Islamic powers
Ottoman advances resulted in many captive Christians being carried deep into Muslim territory.
The Islamic World was a main factor in slavery. After the Muslim conquests of North Africa and most of the Iberian peninsula (632–750), the Islamic world became a huge importer of Saqaliba (Slavic) slaves from central and eastern Europe.[35] Islamic law forbade Muslims to enslave fellow Muslims or People of the Book: Christians, Jews, Sabians and Magians, but an exception was made if they were captured in battle.
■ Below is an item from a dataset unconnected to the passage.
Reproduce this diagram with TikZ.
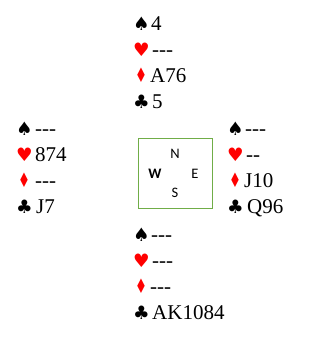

If they converted to Islam, their master was expected to free them as an act of piety, and if they did not, the master had to teach them.[36] Muslims did not always treat slaves in accordance with Islamic law.[37] The Muslim powers of Iberia both raided for slaves and purchased slaves from European merchants, often the Jewish Radhanites, one of the few groups who could easily move between the Christian and Islamic worlds.[38] Records of Jewish participation in the slave trade go back to the 5th century.[39] Olivia Remie Constable wrote: "Muslim and Jewish merchants brought slaves into al-Andalus from eastern Europe and Christian Spain, and then re-exported them to other regions of the Islamic world."[38] The etymology of the English word slave recalls this period, as the word sklabos means Slav.[40][41]
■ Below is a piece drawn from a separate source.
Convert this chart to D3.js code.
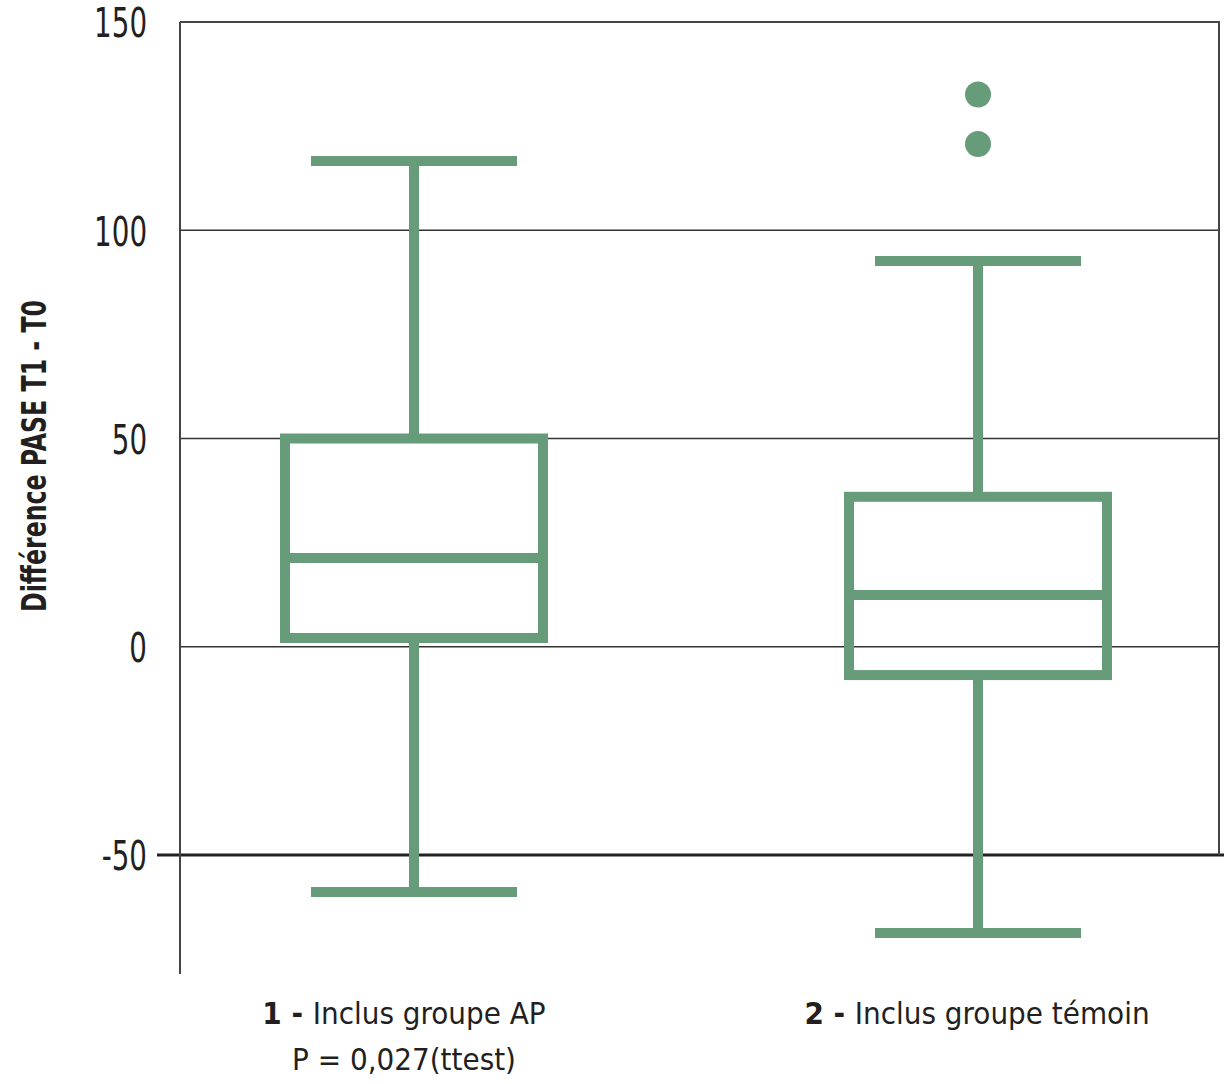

In the late Middle Ages, from 1100 to 1500, the European slave-trade continued, though with a shift from being centered among the Western Mediterranean Islamic nations to the Eastern Christian and Muslim states. The city-states of Venice and Genoa controlled the Eastern Mediterranean from the 12th century and the Black Sea from the 13th century. They sold both Slavic and Baltic slaves, as well as Georgians, Turks, and other ethnic groups of the Black Sea and Caucasus, to the Muslim nations of the Middle East.[42] The sale of European slaves by Europeans slowly ended as the Slavic and Baltic ethnic groups Christianized by the Late Middle Ages.[42]
From the 1440s into the 18th century, hundreds of thousands of Ukrainians were sold into slavery to the Turks. In 1575, the Tatars captured over 35,000 Ukrainians; a 1676 raid took almost 40,000. About 60,000 Ukrainians were captured in 1688; some were ransomed, but most were sold into slavery.[43][44] Some of the Roma people were enslaved over five centuries in Romania until abolition in 1864 (see Slavery in Romania).[45]
Muslims continued to trade in European slaves into the Modern time-period.[42] Muslim pirates, primarily Algerians with the support of the Ottoman Empire, raided European coasts and shipping from the 16th to the 19th centuries, and took thousands of captives, whom they sold or enslaved. Many were held for ransom, and European communities raised funds to buy back their citizens. The raids gradually ended with the naval decline of the Ottoman Empire in the late 16th and 17th centuries, as well as the European conquest of North Africa throughout the 19th century.[42] The United States conducted a war in North Africa to defeat the Barbary Pirates in its early Federal period, 1803-05. State piracy of the North African Arab states continued until France colonized Algeria in 1835.